Mansions on the Moon was an American band from Los Angeles, California.

History
The group was formed by Ted Wendler on guitar and vocals, Ben Hazlegrove on keyboards, and Lane Shaw on drums. Both Shaw and Hazlegrove were also members of Pnuma Trio.

In 2010, the group released the debut mixtape, Paradise Falls, presented by Diplo and DJ Benzi. Hypetrak called the group one of the "most interesting recording artists to have emerged this year." Paradise Falls includes collaborations with Xaphoon Jones (of Chiddy Bang) and Big Gigantic, among others. Pharrell Williams served as executive producer on the group's 2012 EP, Lightyears.

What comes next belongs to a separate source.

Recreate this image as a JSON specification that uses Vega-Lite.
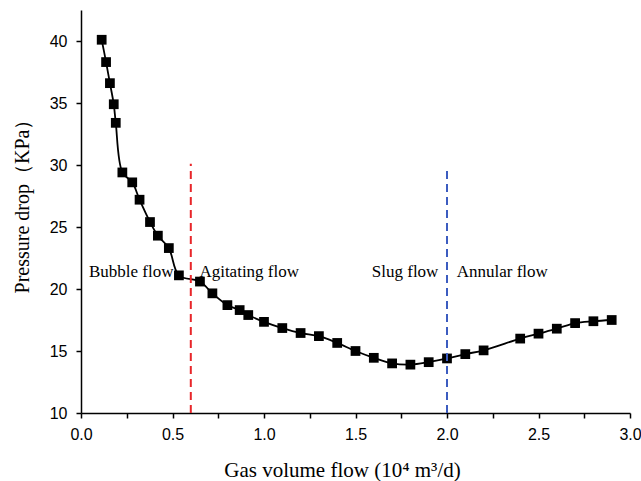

The group has produced official remixes for Foster the People and Zee Avi, and produced the Mac Miller track "PA Nights" on the album Blue Slide Park. In 2011, the group joined Wiz Khalifa and Mac Miller on the Green Carpet Tour. In 2012, the group played South by Southwest and the Lightyears Tour, and charted on Billboards Next Big Sound.

In 2013, the group released the Full Moon EP. It featured collaborations with Zee Avi, Codi Caraco, and Paper Diamond. The group's Full Moon EP was followed up in 2014 by the self-titled album, Mansions on the Moon. According to bassist, Jeff Maccora, many of the songs on the album were inspired by the group's move to Los Angeles.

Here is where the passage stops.